Лица, лица… старые и молодые, мужские и женские — сотни предков смотрели на Шу слепыми деревянными глазами. Сотни стволов — дубов, кленов, груш, буков…
Она провела ладонью по стволу яблони, обрисовала пальцем скулы, брови, так похожие на ее собственные. Ветер шептал что-то утешительное в кроне, осыпал розоватыми лепестками: для этой яблони всегда будет поздняя весна. Рядом зашелестел голыми ветвями с едва проклюнувшимися почками клен. Крохотное младенческое лицо словно сморщилось, готовое заплакать. Погладив старшего брата по коре, Шуалейда, наконец, взглянула на отца. Узловатый граб, только сегодня выросший в Лощине Памяти, ответил ей ласковым шорохом желтых листьев и улыбнулся морщинистым коричневым лицом.
На мягкой траве под сплетенными ветвями граба и яблони сидел Кай. В алом. Он перебирал листья, словно собираясь рисовать генеалогическую рощу Суардисов. Выразительные синие глаза его были сухими, как и пять часов назад, когда ире с длинными белыми косами вышел из глубины Леса Фей и приветствовал шеров, принесших завернутого в алые шелка мертвого короля. За спиной ире порождением волшебного сна застыл тонконогий жеребенок лунной масти.

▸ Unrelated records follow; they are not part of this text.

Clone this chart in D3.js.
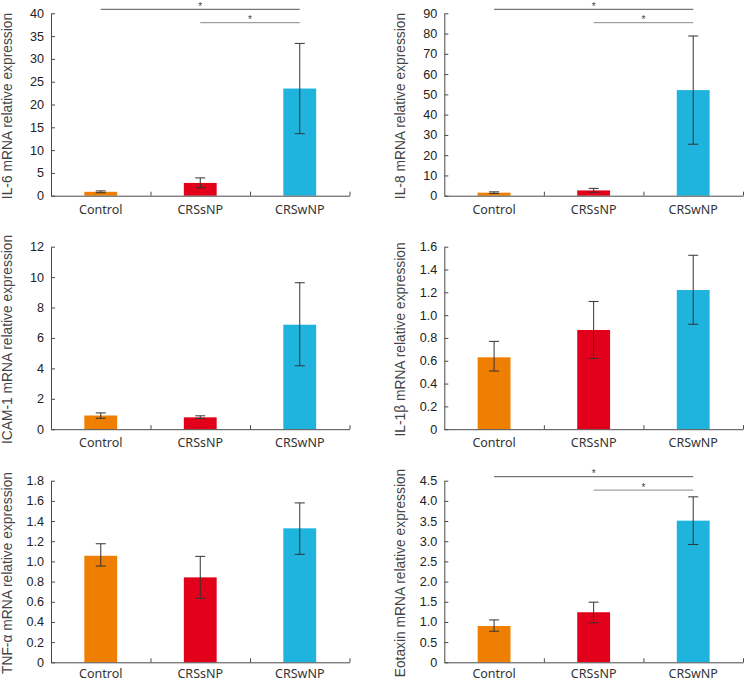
<!DOCTYPE html>
<html>
<head>
<meta charset="utf-8">
<script src="https://cdn.jsdelivr.net/npm/d3@7/dist/d3.min.js"></script>
<style>
  body { margin: 0; background: #fff; }
  svg { display: block; }
</style>
</head>
<body>
<svg id="chart" width="745" height="682"></svg>
<script>
// ---------- DATA ----------
const categories = ["Control", "CRSsNP", "CRSwNP"];
const barColors = ["#EF7F00", "#E2001A", "#1FB4DE"];

const titles = [
  "IL-6 mRNA relative expression",
  "IL-8 mRNA relative expression",
  "ICAM-1 mRNA relative expression",
  "IL-1\u03B2 mRNA relative expression",
  "TNF-\u03B1 mRNA relative expression",
  "Eotaxin mRNA relative expression"
];

const il6Mean = [0.85, 2.8, 23.5];
const il6Lo   = [0.65, 1.75, 13.6];
const il6Hi   = [1.05, 3.9, 33.4];

const il8Mean = [1.5, 2.6, 52.1];
const il8Lo   = [1.1, 1.7, 25.4];
const il8Hi   = [1.9, 3.6, 78.8];

const icamMean = [0.9, 0.78, 6.87];
const icamLo   = [0.72, 0.7, 4.17];
const icamHi   = [1.07, 0.88, 9.63];

const il1bMean = [0.63, 0.87, 1.22];
const il1bLo   = [0.51, 0.62, 0.92];
const il1bHi   = [0.77, 1.12, 1.525];

const tnfMean = [1.056, 0.842, 1.328];
const tnfLo   = [0.954, 0.634, 1.07];
const tnfHi   = [1.175, 1.05, 1.58];

const eotMean = [0.9, 1.24, 3.51];
const eotLo   = [0.77, 0.98, 2.92];
const eotHi   = [1.05, 1.49, 4.10];

const il6Ticks  = [0, 5, 10, 15, 20, 25, 30, 35, 40];
const il8Ticks  = [0, 10, 20, 30, 40, 50, 60, 70, 80, 90];
const icamTicks = [0, 2, 4, 6, 8, 10, 12];
const il1bTicks = [0, 0.2, 0.4, 0.6, 0.8, 1.0, 1.2, 1.4, 1.6];
const tnfTicks  = [0, 0.2, 0.4, 0.6, 0.8, 1.0, 1.2, 1.4, 1.6, 1.8];
const eotTicks  = [0, 0.5, 1.0, 1.5, 2.0, 2.5, 3.0, 3.5, 4.0, 4.5];

// significance brackets: [fromIndex, toIndex]
const il6Sig = [[0, 2], [1, 2]];
const il8Sig = [[0, 2], [1, 2]];
const eotSig = [[0, 2], [1, 2]];

// ---------- LAYOUT ----------
const cols = [[51, 349.5], [444.3, 743]];
const rows = [[13.3, 195.7], [246.7, 429.2], [480.7, 662.3]];
const labelPad = [9, 9, 7];

const panels = [
  { t: titles[0], m: il6Mean, lo: il6Lo, hi: il6Hi, ticks: il6Ticks, dec: 0, sig: il6Sig, c: 0, r: 0 },
  { t: titles[1], m: il8Mean, lo: il8Lo, hi: il8Hi, ticks: il8Ticks, dec: 0, sig: il8Sig, c: 1, r: 0 },
  { t: titles[2], m: icamMean, lo: icamLo, hi: icamHi, ticks: icamTicks, dec: 0, sig: [], c: 0, r: 1 },
  { t: titles[3], m: il1bMean, lo: il1bLo, hi: il1bHi, ticks: il1bTicks, dec: 1, sig: [], c: 1, r: 1 },
  { t: titles[4], m: tnfMean, lo: tnfLo, hi: tnfHi, ticks: tnfTicks, dec: 1, sig: [], c: 0, r: 2 },
  { t: titles[5], m: eotMean, lo: eotLo, hi: eotHi, ticks: eotTicks, dec: 1, sig: eotSig, c: 1, r: 2 }
];

const svg = d3.select("#chart");
const axisColor = "#4a4a4a";

panels.forEach(p => {
  const [x0, x1] = cols[p.c];
  const [yTop, yBot] = rows[p.r];
  const g = svg.append("g");

  const x = d3.scaleBand().domain(categories).range([x0, x1]).padding(0);
  const xl = d3.scaleLinear().domain([0, categories.length]).range([x0, x1]);
  const y = d3.scaleLinear().domain([0, p.ticks[p.ticks.length - 1]]).range([yBot, yTop]);
  const fmt = d => d === 0 ? "0" : d3.format("." + p.dec + "f")(d);

  // bars
  const bw = x.bandwidth() * 0.33;
  g.selectAll("rect.bar").data(categories).enter().append("rect")
    .attr("x", d => x(d) + x.bandwidth() / 2 - bw / 2)
    .attr("y", (d, i) => y(p.m[i]))
    .attr("width", bw)
    .attr("height", (d, i) => y(0) - y(p.m[i]))
    .attr("fill", (d, i) => barColors[i]);

  // error bars
  const cap = 5;
  categories.forEach((d, i) => {
    const cx = x(d) + x.bandwidth() / 2;
    const eg = g.append("g").attr("stroke", "#333").attr("stroke-width", 1);
    eg.append("line").attr("x1", cx).attr("x2", cx).attr("y1", y(p.lo[i])).attr("y2", y(p.hi[i]));
    eg.append("line").attr("x1", cx - cap).attr("x2", cx + cap).attr("y1", y(p.hi[i])).attr("y2", y(p.hi[i]));
    eg.append("line").attr("x1", cx - cap).attr("x2", cx + cap).attr("y1", y(p.lo[i])).attr("y2", y(p.lo[i]));
  });

  // y axis
  const ya = g.append("g").attr("transform", `translate(${x0},0)`)
    .call(d3.axisLeft(y).tickValues(p.ticks).tickFormat(fmt).tickSizeInner(-4).tickSizeOuter(0).tickPadding(7));
  ya.selectAll("path, line").attr("stroke", axisColor);
  ya.selectAll("text").attr("font-family", "'Liberation Sans', Arial, sans-serif")
    .attr("font-size", "12.6px").attr("fill", "#222");

  // x axis line + ticks at band boundaries
  const xa = g.append("g").attr("transform", `translate(0,${yBot})`)
    .call(d3.axisBottom(xl).tickValues(d3.range(1, categories.length + 1)).tickFormat("").tickSizeInner(-4).tickSizeOuter(0));
  xa.selectAll("path, line").attr("stroke", axisColor);

  // x labels
  const xlb = g.append("g").attr("transform", `translate(0,${yBot})`)
    .call(d3.axisBottom(x).tickSize(0).tickPadding(labelPad[p.r]));
  xlb.select(".domain").remove();
  xlb.selectAll("text").attr("font-family", "'Noto Sans', 'Open Sans', sans-serif")
    .attr("font-size", "12.5px").attr("fill", "#333");

  // y title
  const tx = x0 - 39;
  g.append("text")
    .attr("transform", `translate(${tx},${(yTop + yBot) / 2 + 1.5}) rotate(-90)`)
    .attr("text-anchor", "middle")
    .attr("font-family", "'Liberation Sans', Arial, sans-serif")
    .attr("font-size", "13.8px")
    .attr("fill", "#444")
    .text(p.t);

  // significance brackets
  p.sig.forEach((s, k) => {
    const ly = yTop + (k === 0 ? -4 : 9.4);
    const xa0 = x(categories[s[0]]) + x.bandwidth() / 2;
    const xa1 = x(categories[s[1]]) + x.bandwidth() / 2;
    g.append("line").attr("x1", xa0).attr("x2", xa1).attr("y1", ly).attr("y2", ly)
      .attr("stroke", k === 0 ? "#555" : "#888").attr("stroke-width", 1);
    g.append("text").attr("x", (xa0 + xa1) / 2).attr("y", ly + 0.5)
      .attr("text-anchor", "middle")
      .attr("font-family", "'Liberation Sans', Arial, sans-serif")
      .attr("font-size", "10px").attr("fill", "#444").text("*");
  });
});
</script>
</body>
</html>
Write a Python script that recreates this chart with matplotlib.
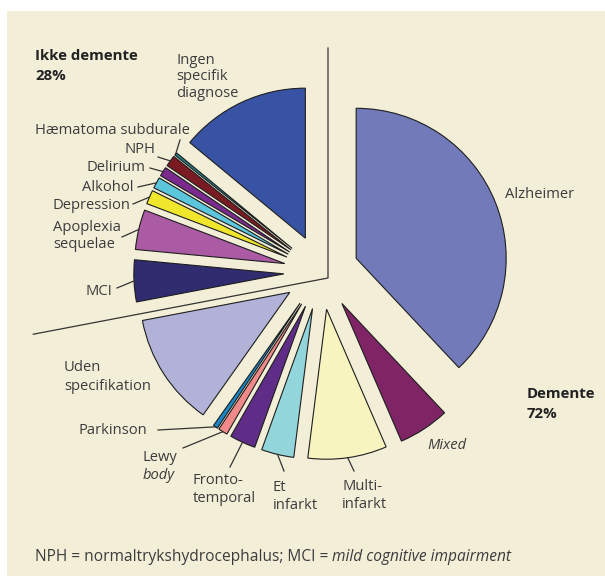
import matplotlib
matplotlib.use("Agg")
import matplotlib.pyplot as plt
import numpy as np
from matplotlib.patches import Rectangle

plt.rcParams['font.family'] = ['Open Sans', 'DejaVu Sans']

# Diagnoses in drawing order (counter-clockwise from 12 o'clock), percent of all patients
ikke_names = ["Ingen specifik diagnose", "Hæmatoma subdurale", "NPH", "Delirium",
              "Alkohol", "Depression", "Apoplexia sequelae", "MCI"]
ikke_values = [14.0, 0.3, 1.2, 1.0, 1.2, 1.5, 4.3, 4.5]

demente_names = ["Uden specifikation", "Parkinson", "Lewy body", "Frontotemporal",
                 "Et infarkt", "Multi-infarkt", "Mixed", "Alzheimer"]
demente_values = [12.2, 0.5, 1.0, 2.8, 3.5, 8.5, 5.5, 38.0]

group_names = ["Ikke demente", "Demente"]
group_shares = [28, 72]

ikke_colors = ["#3953a4", "#23808c", "#7a1a22", "#7b2a8e", "#5cc6dc", "#f0e62c",
               "#ab5ba4", "#312b6f"]
demente_colors = ["#b2b2d9", "#1a86c6", "#f08a8a", "#5f2c87", "#92d5db", "#f7f4c0",
                  "#7f2566", "#727ab9"]

W, H = 605, 576
BG = "#f2eed8"
TXT = "#3c3c3c"
FS = 10.6

fig = plt.figure(figsize=(W / 100, H / 100), dpi=100)
fig.patch.set_facecolor("white")
ax = fig.add_axes([0, 0, 1, 1])

# cream panel
ax.add_patch(Rectangle((7, 0), W - 7, H - 11, facecolor=BG, edgecolor="none", zorder=0))

values = ikke_values + demente_values
colors = ikke_colors + demente_colors
radius = 150
center = (321.3, H - 272.1)
gap = 0.25 * radius

wedges, _ = ax.pie(values, colors=colors, startangle=90, counterclock=True,
                   radius=radius, center=center, explode=[gap] * len(values),
                   wedgeprops=dict(edgecolor="#1e1e1e", linewidth=0.8),
                   frame=True)
ax.set_xlim(0, W)
ax.set_ylim(0, H)
ax.set_aspect("equal")
ax.axis("off")

# boundary between the two groups
corner = np.array([328.0, H - 278.0])
a_split = np.deg2rad(90 + 360 * group_shares[0] / 100)
top = corner + 230 * np.array([0.0, 1.0])
far = corner + 300 * np.array([np.cos(a_split), np.sin(a_split)])
ax.plot([top[0], corner[0], far[0]], [top[1], corner[1], far[1]],
        color="#333333", lw=0.9, zorder=1)


def put(x, yb, s, ha="left", **kw):
    kw.setdefault("fontsize", FS)
    kw.setdefault("color", TXT)
    return ax.text(x, H - yb, s, ha=ha, va="baseline", **kw)


def arc_mid(name):
    names = ikke_names + demente_names
    w = wedges[names.index(name)]
    th = np.deg2rad(0.5 * (w.theta1 + w.theta2))
    return w.center[0] + w.r * np.cos(th), w.center[1] + w.r * np.sin(th)


def leader(name, x, y_img):
    px, py = arc_mid(name)
    ax.plot([x, px], [H - y_img, py], color="#333333", lw=0.9, zorder=3)


# group headings
HEAD = dict(weight="bold", color="#222222", fontsize=10.8)
put(35, 60, group_names[0], **HEAD)
put(35, 80, f"{group_shares[0]}%", **HEAD)
put(527, 398, group_names[1], **HEAD)
put(527, 418, f"{group_shares[1]}%", **HEAD)

# non-dementia labels
put(176, 64, "Ingen")
put(176, 80.5, "specifik")
put(176, 97, "diagnose")
put(35, 134, "Hæmatoma subdurale")
leader("Hæmatoma subdurale", 180, 140)
put(156, 153, "NPH", ha="right")
leader("NPH", 158, 157)
put(145, 171, "Delirium", ha="right")
leader("Delirium", 150, 168)
put(134, 191, "Alkohol", ha="right")
leader("Alkohol", 138, 187)
put(130, 209, "Depression", ha="right")
leader("Depression", 133, 204)
put(53, 231, "Apoplexia")
put(53, 248.5, "sequelae")
leader("Apoplexia sequelae", 122, 237)
put(112, 295, "MCI", ha="right")
leader("MCI", 117, 288)

# dementia labels
put(64, 371, "Uden")
put(64, 390, "specifikation")
put(147, 434, "Parkinson", ha="right")
leader("Parkinson", 158, 430)
put(143, 461, "Lewy")
put(143, 479, "body", style="italic")
leader("Lewy body", 183, 448)
put(193, 484, "Fronto-")
put(193, 502, "temporal")
leader("Frontotemporal", 230, 467)
put(273, 491, "Et")
put(273, 509, "infarkt")
leader("Et infarkt", 284, 471)
put(342, 490, "Multi-")
put(342, 508, "infarkt")
leader("Multi-infarkt", 354, 471)
put(427, 449, "Mixed", style="italic")
put(505, 198, "Alzheimer")

# footnote
FN = 11.2
t1 = put(35, 561, "NPH = normaltrykshydrocephalus; MCI = ", fontsize=FN)
ax.annotate("mild cognitive impairment", xy=(1, 0), xycoords=t1,
            ha="left", va="bottom", fontsize=FN, color=TXT, style="italic")

fig.savefig("out.png", dpi=100, facecolor=fig.get_facecolor())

Единственный рог на благородной морде переливался опалом, глаза отсвечивали лиственной зеленью: гербовой единорог Суардисов пришел проводить старого короля и встретить нового.
— Пойдем домой, Каетано, — позвала брата Шуалейда. — Послы явились принести соболезнования.
Юный король молча встал и пошел прочь из Лощины Памяти, прижимая к груди опаловый рог. Шуалейда коснулась укоризненно качающего ветвями граба, прошептала: «Он справится, отец, поверь», — и пошла вслед за братом.
— Кай, — окликнула его десяток шагов спустя. — Кай?
Брат остановился, глянул пустыми глазами. Шу вздрогнула: в этой пустоте летели на снежных крыльях демоны вины и отчаяния.
— Ты не виноват в его смерти, Кай. — Она взяла его за руку, слегка сжала. — Просто время пришло…
Слова звучали глухо и фальшиво. Время… Кто так распорядился? Кто сказал, что время — ради власти жертвовать жизнями и топтать судьбы? Что время — умирать самым лучшим, чтобы не мешать стервятникам? Боги отвернулись, позволили людям играть людьми, позволили забыть, что власть не цель, не награда, а ответственность.
— Не бойся. Я справлюсь, Шу. Мы сохраним Валанту. Отец не для того… — он замолк.
Обернулся.
Шу вместе с ним.
Позади качали ветвями клены и эвкалипты. Обыкновенные клены и эвкалипты с зелеными листьями и гладкими стволами. Лощина Памяти закрылась.
До парадного подъезда дошли в молчании. Так же, в молчании, поднялись на второй этаж, к королевскому кабинету. По дороге Каетано лишь едва кивал в ответ на поклоны придворных: ваше величество, скорбим… ваше величество, плачем…
На половине пути, перед галереей Масок, перед Каетано склонился поседевший, пожелтевший от горя и вины шер Бенаске: именно он, беззаветно преданный вассал, принес своему королю то злополучное письмо, не решившись нарушить волю кронпринца, подкрепленную чарами.
— Ваше величество, позвольте…
— Слушаем. — Каетано скользнул по нему холодным взглядом.
— Шер Бастерхази вернулся два часа назад. Он получил из Иверики известия…
Шуалейда поморщилась. О возвращении темного шера она уже знала, но еще не говорила Каю. Возможно, зря. Злиться на шакала и предателя — лучше, чем тосковать по отцу.
— …мятежники разбежались, город полон полусумасшедших людей и сумасшедших слухов, — продолжал шер Бенаске.
— Что за слухи? — спросила Шу, снова не для себя, а для Кая.